野村鯉、最下位も連敗からも大脱出!
「交流戦、広島4-1ロッテ」(6日、尾道)
やっと泥沼から抜け出せた。野村鯉がロッテを逆転で破り、連敗を6でストップ。最下位を一夜で脱出。苦しい試合だったが、チームを救ったのは梵英心内野手(32)。守備では好守で投手陣を救い、打撃でも八回に勝利を決定づける適時二塁打を放った。野村謙二郎監督(46)は監督通算200勝を達成。この勝利を弾みに、今度は連勝を目指す。
忘れかけていた感覚だった。ミコライオが九回を締めて、5月26日の楽天戦以来、実に11日ぶりの勝利の味。真っ暗闇のトンネルに迷い込み、もがき苦しんだ鯉戦士たちは、一塁ベンチ前ではじけるような笑顔でハイタッチを交わした。
連敗が6で止まり、どっと疲れが出てきたのは野村監督だった。報道陣が周りを囲むと、「疲れた。座ったままでいい?」とイスにどっかりと腰を下ろした。そして「バリントンがファイトあふれるプレーで降板するアクシデントがあったけど、(五回に代打の)岩本がよく打ってくれた」と振り返り、「あと、今日は“梵デー”でしょう」と白い歯を見せた。
連敗中の悪い流れで試合は進んだ。二回にスクイズで先制点を奪われ、追いかける展開。五回には好投のバリントンが守備で右腰を強打し、六回から続投は不可能になった。ただ五回の攻撃で、そのバリントンの代打で打席に立った岩本が同点打。試合を振り出しに戻し、反撃態勢を整えた。
ここから攻守でキーマンとなったのが、梵だった。まずは勝ち越し点を挙げた直後の七回の守備。1死一、三塁で荻野貴の三遊間へ飛んだ低いライナーをダイビングキャッチ。続く八回には2死二塁で、角中の中前へ抜けそうな打球を好捕。球際の強さでことごとくピンチを食い止めた。

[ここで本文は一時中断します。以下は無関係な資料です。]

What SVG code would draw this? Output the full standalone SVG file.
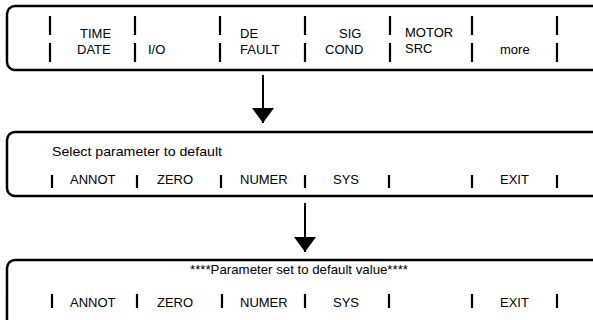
<svg xmlns="http://www.w3.org/2000/svg" width="593" height="320" viewBox="0 0 593 320">
<defs>
<style>
.box{fill:#fff;stroke:#000;stroke-width:2.5}
.sep{stroke:#000;stroke-width:2.2}
.t{font-family:"Liberation Sans",Arial,sans-serif;font-size:13px;fill:#000}
.c{stroke:#000;stroke-width:2;fill:none}
</style>
<marker id="ah" markerUnits="userSpaceOnUse" viewBox="0 0 15 22" markerWidth="15" markerHeight="22" refX="15" refY="11" orient="auto">
<path d="M0,0 L15,11 L0,22 z" fill="#000"/>
</marker>
</defs>
<rect width="593" height="320" fill="#fff"/>
<g id="menu1">
<rect class="box" x="7" y="6" width="600" height="64" rx="8"/>
<g class="sep">
<path d="M50,16V35M50,43V62M135,16V35M135,43V62M220,16V35M220,43V62M305,16V35M305,43V62M390,16V35M390,43V62M472,16V35M472,43V62M557,16V35M557,43V62"/>
</g>
<text class="t" x="80" y="38">TIME</text>
<text class="t" x="77" y="54">DATE</text>
<text class="t" x="148" y="54">I/O</text>
<text class="t" x="240" y="38">DE</text>
<text class="t" x="240" y="54">FAULT</text>
<text class="t" x="339" y="38">SIG</text>
<text class="t" x="325" y="54">COND</text>
<text class="t" x="405" y="37">MOTOR</text>
<text class="t" x="405" y="53">SRC</text>
<text class="t" x="500" y="54">more</text>
</g>
<g id="menu2">
<rect class="box" x="7" y="132" width="600" height="64" rx="8"/>
<path class="sep" d="M52,175V188M137,175V188M221,175V188M305,175V188M389,175V188M472,175V188M557,175V188"/>
<text class="t" x="52" y="156" textLength="170" lengthAdjust="spacingAndGlyphs">Select parameter to default</text>
<text class="t" x="70" y="184">ANNOT</text>
<text class="t" x="157" y="184">ZERO</text>
<text class="t" x="240" y="184">NUMER</text>
<text class="t" x="333" y="184">SYS</text>
<text class="t" x="500" y="184">EXIT</text>
</g>
<g id="menu3">
<rect class="box" x="7" y="260" width="600" height="80" rx="8"/>
<path class="sep" d="M52,294V308M137,294V308M222,294V308M305,294V308M389,294V308M472,294V308M557,294V308"/>
<text class="t" x="190" y="274" textLength="218" lengthAdjust="spacingAndGlyphs">****Parameter set to default value****</text>
<text class="t" x="70" y="307">ANNOT</text>
<text class="t" x="157" y="307">ZERO</text>
<text class="t" x="240" y="307">NUMER</text>
<text class="t" x="333" y="307">SYS</text>
<text class="t" x="500" y="307">EXIT</text>
</g>
<g id="connectors">
<line class="c" x1="263" y1="75" x2="263" y2="123" marker-end="url(#ah)"/>
<line class="c" x1="305" y1="203" x2="305" y2="252" marker-end="url(#ah)"/>
</g>
</svg>
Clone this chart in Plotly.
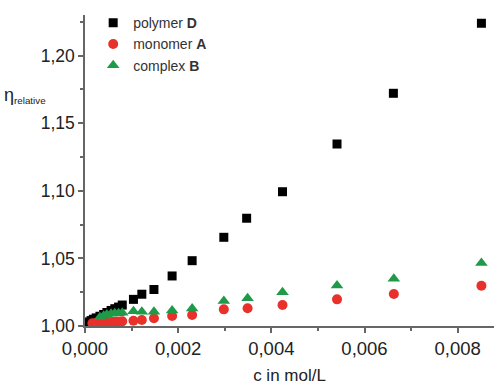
import plotly.graph_objects as go

# polymer D
c_D = [0.00003, 0.00008, 0.00013, 0.00018, 0.00024, 0.00032, 0.00040, 0.00047, 0.00056,
       0.00064, 0.00072, 0.00080, 0.00104, 0.00122, 0.00148, 0.00187, 0.00230, 0.00298,
       0.00347, 0.00424, 0.00541, 0.00662, 0.00851]
eta_D = [1.0020, 1.0030, 1.0040, 1.0050, 1.0060, 1.0072, 1.0085, 1.0100, 1.0115,
         1.0128, 1.0140, 1.0155, 1.0197, 1.0235, 1.0270, 1.0370, 1.0483, 1.0656,
         1.0797, 1.0993, 1.1346, 1.1721, 1.2239]

# monomer A
c_A = [0.00016, 0.00024, 0.00032, 0.00040, 0.00047, 0.00056, 0.00064, 0.00072, 0.00080,
       0.00104, 0.00122, 0.00148, 0.00187, 0.00230, 0.00298, 0.00349, 0.00424, 0.00541,
       0.00663, 0.00851]
eta_A = [1.0020, 1.0022, 1.0025, 1.0027, 1.0030, 1.0030, 1.0032, 1.0034, 1.0035,
         1.0039, 1.0044, 1.0057, 1.0074, 1.0081, 1.0123, 1.0131, 1.0155, 1.0197,
         1.0237, 1.0298]

# complex B
c_B = [0.00032, 0.00040, 0.00047, 0.00056, 0.00064, 0.00072, 0.00080, 0.00104, 0.00122,
       0.00148, 0.00187, 0.00230, 0.00298, 0.00349, 0.00424, 0.00541, 0.00663, 0.00851]
eta_B = [1.0065, 1.0075, 1.0085, 1.0090, 1.0095, 1.0095, 1.0098, 1.0110, 1.0106,
         1.0106, 1.0115, 1.0130, 1.0185, 1.0205, 1.0250, 1.0300, 1.0350, 1.0465]

x_ticks = [0.000, 0.002, 0.004, 0.006, 0.008]
y_ticks = [1.00, 1.05, 1.10, 1.15, 1.20]

FONT = "Liberation Sans, Arial, sans-serif"
AXIS_COLOR = "#666666"

fig = go.Figure()
fig.add_trace(go.Scatter(x=c_D, y=eta_D, mode="markers", name="polymer <b>D</b>",
                         marker=dict(symbol="square", size=9, color="#000000")))
fig.add_trace(go.Scatter(x=c_A, y=eta_A, mode="markers", name="monomer <b>A</b>",
                         marker=dict(symbol="circle", size=10, color="#e8312a")))
fig.add_trace(go.Scatter(x=c_B, y=eta_B, mode="markers", name="complex <b>B</b>",
                         marker=dict(symbol="triangle-up", size=11, color="#1e9a48")))

fig.update_layout(
    width=495, height=387,
    margin=dict(l=85, r=1, t=15, b=61),
    paper_bgcolor="white", plot_bgcolor="white",
    separators=",.",
    font=dict(family=FONT, color="#222222"),
    showlegend=True,
    legend=dict(x=0.02, y=1.025, xanchor="left", yanchor="top",
                bgcolor="rgba(0,0,0,0)", font=dict(size=14, color="#333333"),
                itemsizing="trace", tracegroupgap=0),
    xaxis=dict(range=[0, 0.00878], tickvals=x_ticks, tickformat=".3f",
               showgrid=False, zeroline=False, showline=True, linecolor=AXIS_COLOR, linewidth=1.5,
               ticks="outside", ticklen=5, tickcolor=AXIS_COLOR, tickwidth=1.5,
               tickfont=dict(size=18.5, color="#222222"),
               minor=dict(dtick=0.001, tick0=0, ticks="outside", ticklen=3, tickcolor=AXIS_COLOR, tickwidth=1.5),
               title=dict(text="c in mol/L", font=dict(size=17, color="#222222"), standoff=11)),
    yaxis=dict(range=[1.0, 1.23], tickvals=y_ticks, tickformat=".2f",
               showgrid=False, zeroline=False, showline=True, linecolor=AXIS_COLOR, linewidth=1.5,
               ticks="outside", ticklen=5, tickcolor=AXIS_COLOR, tickwidth=1.5,
               tickfont=dict(size=17.5, color="#222222"),
               minor=dict(dtick=0.025, tick0=1.0, ticks="outside", ticklen=3, tickcolor=AXIS_COLOR, tickwidth=1.5)),
)

fig.add_annotation(text="<span style='font-size:18px'>η</span><sub>relative</sub>",
                   xref="paper", yref="paper",
                   x=-0.203, y=0.74, xanchor="left", yanchor="middle", showarrow=False,
                   font=dict(size=14, color="#222222", family=FONT))

fig.write_html("out.html")
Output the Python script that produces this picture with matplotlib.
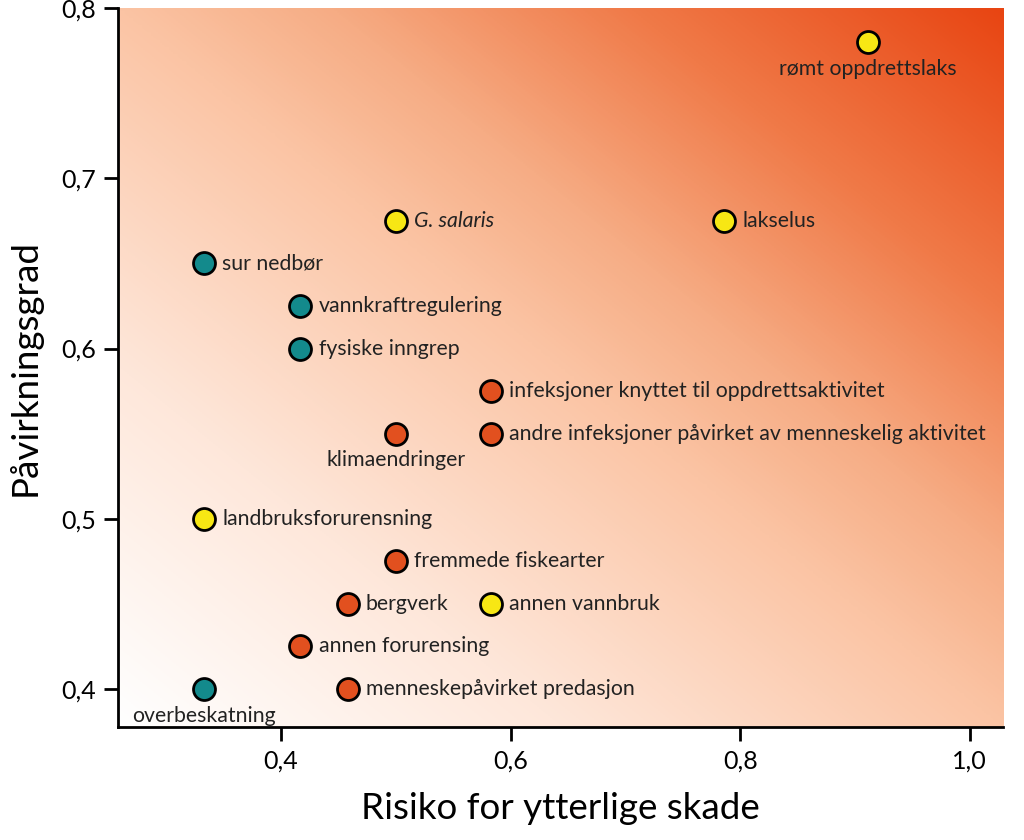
import numpy as np
import matplotlib.pyplot as plt
from matplotlib.colors import LinearSegmentedColormap

plt.rcParams['font.family'] = ['Lato', 'DejaVu Sans']

# data
labels = ["rømt oppdrettslaks", "G. salaris", "lakselus", "sur nedbør",
          "vannkraftregulering", "fysiske inngrep",
          "infeksjoner knyttet til oppdrettsaktivitet", "klimaendringer",
          "andre infeksjoner påvirket av menneskelig aktivitet",
          "landbruksforurensning", "fremmede fiskearter", "bergverk",
          "annen vannbruk", "annen forurensing", "menneskepåvirket predasjon",
          "overbeskatning"]
risk = [0.911, 0.5, 0.786, 0.333, 0.417, 0.417, 0.583, 0.5, 0.583,
        0.333, 0.5, 0.458, 0.583, 0.417, 0.458, 0.333]
impact = [0.78, 0.675, 0.675, 0.65, 0.625, 0.6, 0.575, 0.55, 0.55,
          0.5, 0.475, 0.45, 0.45, 0.425, 0.4, 0.4]
group = ["y", "y", "y", "t", "t", "t", "o", "o", "o",
         "y", "o", "o", "y", "o", "o", "t"]
colors = {"y": "#f7e714", "t": "#138a8c", "o": "#e2501f"}
below = ["rømt oppdrettslaks", "klimaendringer", "overbeskatning"]

xlim = (0.258, 1.029)
ylim = (0.3777, 0.8)

fig = plt.figure(figsize=(10.24, 8.4), dpi=100)
ax = fig.add_axes([0.1152, 0.1345, 0.8643, 0.856])

# background: diagonal fade, white bottom-left -> orange top-right
t_stops = [0.0, 0.25, 0.5, 0.62, 0.79, 1.0]
c_stops = ["#ffffff", "#fee7da", "#fbc4a4", "#f6ac84", "#f07a48", "#e84512"]
cmap = LinearSegmentedColormap.from_list("bg", list(zip(t_stops, c_stops)))
gx, gy = np.meshgrid(np.linspace(0, 1, 400), np.linspace(0, 1, 400))
ax.imshow((gx + gy) / 2, extent=[xlim[0], xlim[1], ylim[0], ylim[1]],
          origin="lower", cmap=cmap, aspect="auto", zorder=0, vmin=0, vmax=1)

for lab, x, y, g in zip(labels, risk, impact, group):
    ax.scatter(x, y, s=250, c=colors[g], edgecolors="black", linewidths=2,
               zorder=3)
    style = "italic" if lab == "G. salaris" else "normal"
    if lab in below:
        ax.annotate(lab, (x, y), xytext=(0, -12), textcoords="offset points",
                    ha="center", va="top", fontsize=15.3, color="#222222",
                    zorder=4)
    else:
        ax.annotate(lab, (x, y), xytext=(13, 0), textcoords="offset points",
                    ha="left", va="center", fontsize=15.3, color="#222222",
                    style=style, zorder=4)

ax.set_xlim(xlim)
ax.set_ylim(ylim)
ax.set_xticks([0.4, 0.6, 0.8, 1.0])
ax.set_xticklabels(["0,4", "0,6", "0,8", "1,0"])
ax.set_yticks([0.4, 0.5, 0.6, 0.7, 0.8])
ax.set_yticklabels(["0,4", "0,5", "0,6", "0,7", "0,8"])
ax.tick_params(direction="out", length=10, width=2, labelsize=18, pad=6)
for s in ["top", "right"]:
    ax.spines[s].set_visible(False)
for s in ["left", "bottom"]:
    ax.spines[s].set_linewidth(2)

ax.set_xlabel("Risiko for ytterlige skade", fontsize=26.5, labelpad=14)
ax.set_ylabel("Påvirkningsgrad", fontsize=26.5, labelpad=14)

plt.savefig("out.png", dpi=100)
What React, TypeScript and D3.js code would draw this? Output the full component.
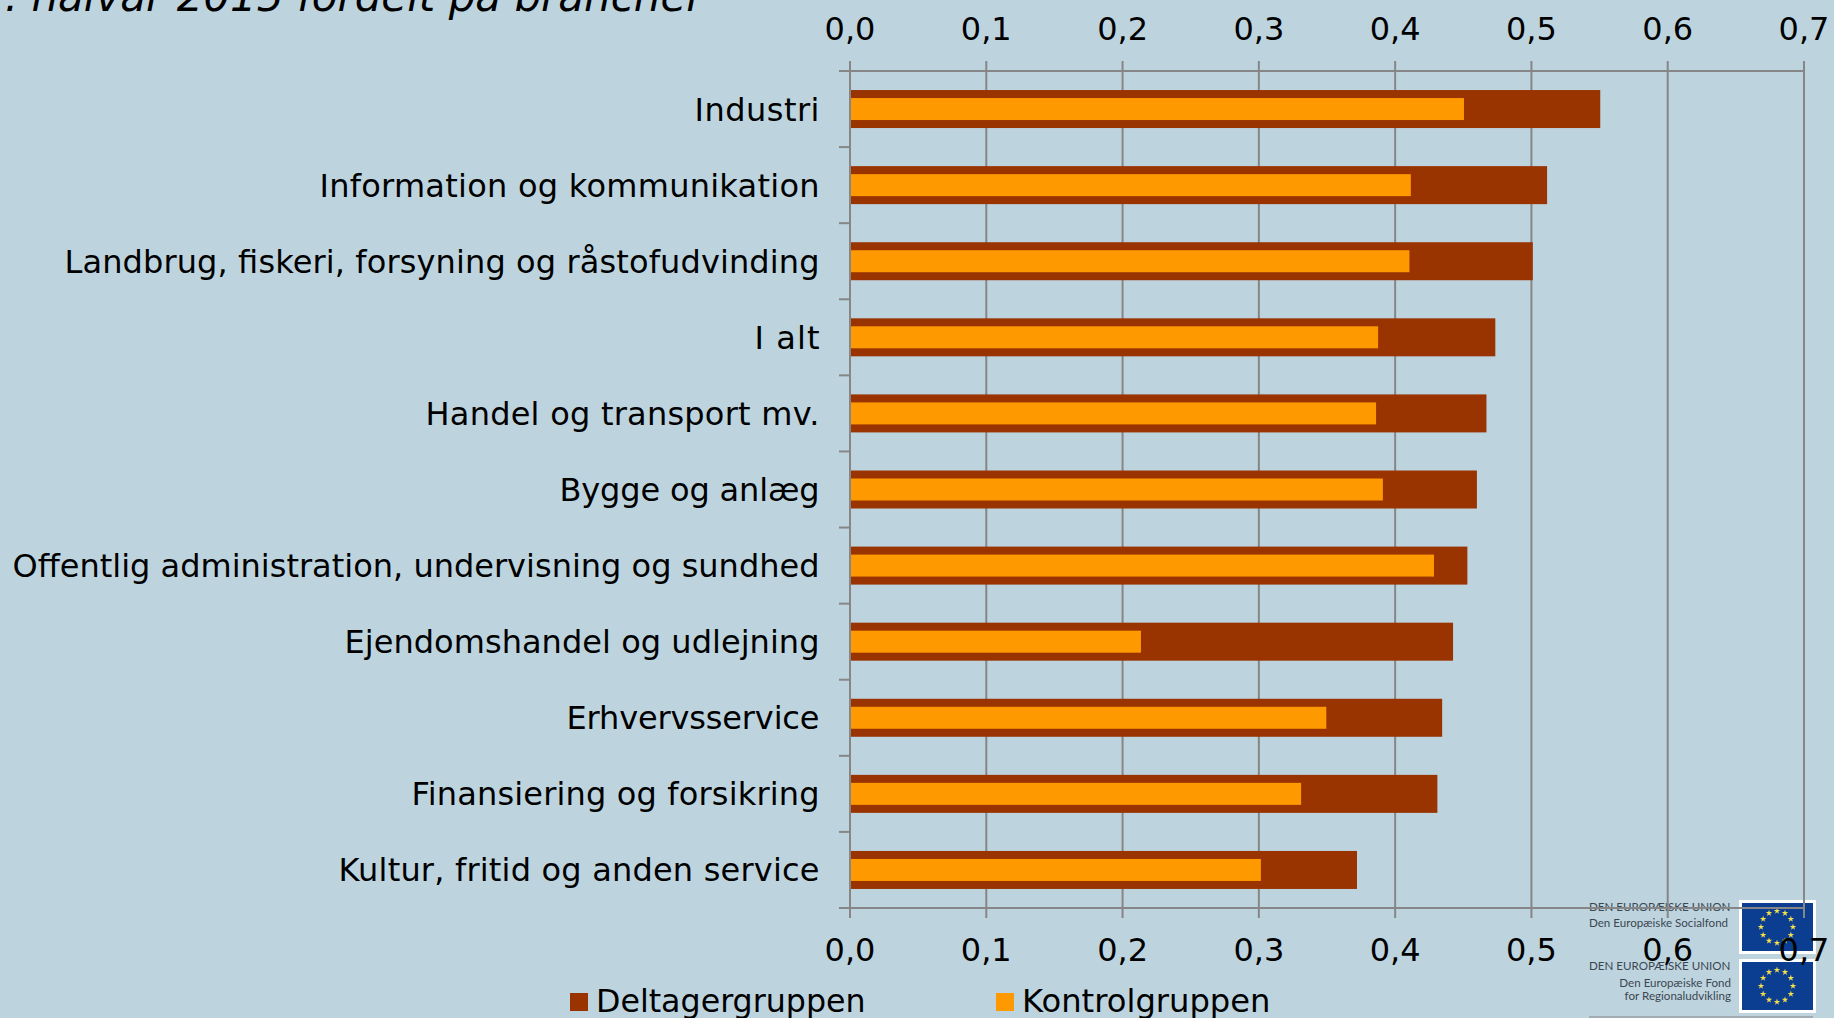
import React from "react";
import * as d3 from "d3";

const categories = [
  "Industri",
  "Information og kommunikation",
  "Landbrug, fiskeri, forsyning og råstofudvinding",
  "I alt",
  "Handel og transport mv.",
  "Bygge og anlæg",
  "Offentlig administration, undervisning og sundhed",
  "Ejendomshandel og udlejning",
  "Erhvervsservice",
  "Finansiering og forsikring",
  "Kultur, fritid og anden service",
];
const deltager = [0.5505, 0.5115, 0.501, 0.4735, 0.467, 0.46, 0.453, 0.4425, 0.4345, 0.431, 0.372];
const kontrol = [0.4505, 0.4115, 0.4105, 0.3875, 0.386, 0.391, 0.4285, 0.2135, 0.3495, 0.331, 0.3015];
const xTicks = [0, 0.1, 0.2, 0.3, 0.4, 0.5, 0.6, 0.7];
const legendItems = ["Deltagergruppen", "Kontrolgruppen"];
// rendered widths of the labels, so the substitute font spans the same extent as the reference's
const labelWidths = [125, 500, 755, 65, 394, 260, 807, 475, 253, 408, 481];

const BG = "#bdd4df";
const GRID = "#868686";
const DARK = "#993300";
const ORANGE = "#ff9900";
const FONT = "'DejaVu Sans', sans-serif";
const LOGO_FONT = "Lato, sans-serif";

const x = d3.scaleLinear().domain([0, 0.7]).range([850, 1804]);
const y = d3.scaleBand<string>().domain(categories).range([71, 908]);
const fmt = (v: number) => d3.format(".1f")(v).replace(".", ",");
const stars = d3.range(12).map((i) => (i * Math.PI) / 6);
const starPath = d3.symbol().type(d3.symbolStar).size(13);

function Flag({ fy }: { fy: number }) {
  const cx = 1777;
  const cy = fy + 24;
  return (
    <g>
      <rect x={1740.5} y={fy - 1.5} width={74} height={51} fill="#0b3d91" stroke="#ffffff" strokeWidth={3} />
      {stars.map((a, i) => (
        <path
          key={i}
          d={starPath() as string}
          fill="#f5e04a"
          transform={`translate(${cx + 16 * Math.sin(a)},${cy - 16 * Math.cos(a)})`}
        />
      ))}
    </g>
  );
}

export default function App() {
  const barH = 38;
  const innerH = 22;
  return (
    <svg
      width={1834}
      height={1018}
      style={{ position: "fixed", left: 0, top: 0, background: BG, display: "block" }}
    >
      <rect width={1834} height={1018} fill={BG} />
      <text x={-22} y={11} fontFamily={FONT} fontStyle="italic" fontSize={42} fill="#000">
        1. halvår 2015 fordelt på brancher
      </text>

      {/* logo block */}
      <g fontFamily={LOGO_FONT} fill="#3c4650" fontSize={11.6}>
        <text x={1589} y={911}>DEN EUROPÆISKE UNION</text>
        <text x={1589} y={927}>Den Europæiske Socialfond</text>
        <text x={1589} y={970}>DEN EUROPÆISKE UNION</text>
        <text x={1731} y={987} textAnchor="end">Den Europæiske Fond</text>
        <text x={1731} y={1000} textAnchor="end">for Regionaludvikling</text>
      </g>
      <Flag fy={903} />
      <Flag fy={962} />
      <line x1={1589} x2={1813} y1={1017} y2={1017} stroke={GRID} strokeWidth={1} />

      {/* gridlines */}
      {xTicks.map((t) => (
        <line key={t} x1={x(t)} x2={x(t)} y1={61} y2={918} stroke={GRID} strokeWidth={2} />
      ))}
      <line x1={850} x2={1804} y1={71} y2={71} stroke={GRID} strokeWidth={2} />
      <line x1={850} x2={1804} y1={908} y2={908} stroke={GRID} strokeWidth={2} />
      {[...categories.map((c) => y(c) as number), 908].map((p) => (
        <line key={p} x1={839} x2={850} y1={p} y2={p} stroke={GRID} strokeWidth={2} />
      ))}

      {/* bars */}
      {categories.map((c, i) => {
        const cy = (y(c) as number) + y.bandwidth() / 2;
        return (
          <g key={c}>
            <rect x={x(0) + 1} y={cy - barH / 2} width={x(deltager[i]) - x(0) - 1} height={barH} fill={DARK} />
            <rect x={x(0) + 1} y={cy - innerH / 2} width={x(kontrol[i]) - x(0) - 1} height={innerH} fill={ORANGE} />
            <text
              x={819.5}
              y={cy + 11.5}
              textAnchor="end"
              fontFamily={FONT}
              fontSize={32}
              fill="#000"
              textLength={labelWidths[i]}
              lengthAdjust="spacing"
            >
              {c}
            </text>
          </g>
        );
      })}

      {/* tick labels */}
      {xTicks.map((t) => (
        <g key={t} fontFamily={FONT} fontSize={32} fill="#000" textAnchor="middle">
          <text x={x(t)} y={40}>{fmt(t)}</text>
          <text x={x(t)} y={961}>{fmt(t)}</text>
        </g>
      ))}

      {/* legend */}
      <rect x={570} y={993} width={18} height={18} fill={DARK} />
      <text x={596} y={1012} fontFamily={FONT} fontSize={31.7} fill="#000">{legendItems[0]}</text>
      <rect x={996} y={993} width={18} height={18} fill={ORANGE} />
      <text x={1022} y={1012} fontFamily={FONT} fontSize={32.2} fill="#000">{legendItems[1]}</text>
    </svg>
  );
}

そして打撃でも勝負強さを発揮した。八回に無死一、二塁の好機を得たが、エルドレッド、広瀬が連続三振。リードはわずか1点。嫌な雰囲気が漂う中、松永から走者一掃となる左越えの適時二塁打。二塁ベース上でもガッツポーズはなく、試合後も「ああいうところで打ちたかった」とクールに決めた。
この勝利で最下位を脱出し、4位に再浮上。監督通算200勝を達成した野村監督は「今日は守備がしっかりできた。(200勝は)長かったね。一つ一つの勝利を選手に感謝したい」と喜んだ。もちろんこれで満足はしていない。もう一度足元を固め、6月反攻に挑む。